I am trying to use cache-aware Roofline models for Zen2 and if possible Zen3 processor models. Roofline curves provide a great guidance on the quality of parallelization of shared-memory codes. They can reveal how close is the performance of a particular parallelization and which direction to follow in order to improve it further (eg. cache blocking, SIMD instructions, etc.)
Does AMD offers system level Roofline curves for their models? The information that is needed is the per core
single and double precision scalar and vector arithmetic limits (eg add or FMA) per core at max clock
scalar and vector read (or read+write) BW for L1, L2, L3 and DRAM per core
Are the cache hierarchy BW figures per published somewhere or is there any AMD binary that we can use to gauge those?
Ideally, for a particular model I care about (eg 7542) I gauge the L1, L2, L3 and DRAM and vector/scalar arithmetic per core or per n cores and I can generate the Roofline curves myself manually.

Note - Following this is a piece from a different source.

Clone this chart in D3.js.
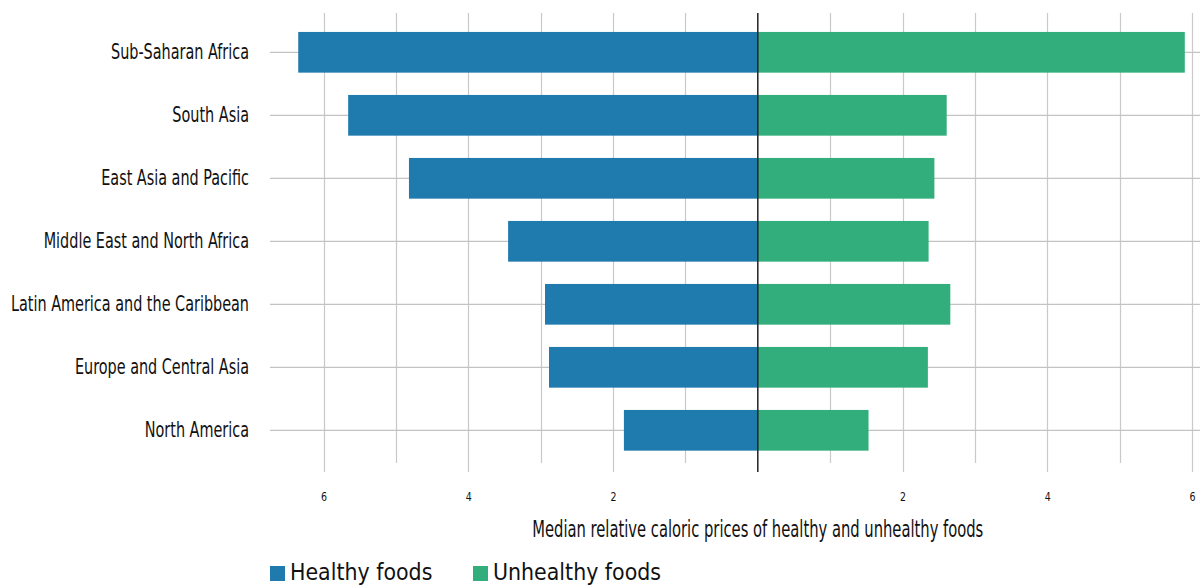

It would be great if the AMDuProfiler would generate the Roofline curves for the particular system that code profiling takes place.
At the very minimum, validated AMD binaries should be able to gauge and report the the L1, L2, L3 and DRAM and vector/scalar arithmetic per core or per n cores for the system we are interested in. Are any of these cache hierarchy BW codes available to us?
Solved! Go to Solution.
Hi @drmichaelt7777 ,
Thank for your suggestion regarding the Roofline model support. We will plan to add this to our future releases.
For L1/L2/LLC/DRAM analysis, you can try AMDuProfPcm tool, comes with uProf. More details about AMDuProfPCM can be found in the User Guide document.
Thank Swarup, that would be a much needed piece of information we can use to optimize our stencil codes on AMDs. Our workflows are seriously relying on stencils and we deploy codes that burn 100s of 1000s of CPU cycles.
In the meantime, can AMD furnish low level codes to measure BW / core for L1, L2 and L3 cache levels? We are analyzing the performance of different AMD models on-prem and on-cloud and having codes that accurately gauge BW at all levels of cache hierarchy will allow us to automate this process and apply autotuning on our codes.
We do have NDAs with AMD. I hope that communicating directly with AMD engineers can kick start the process faster.
Can we access these cache BW micro-benchmark codes?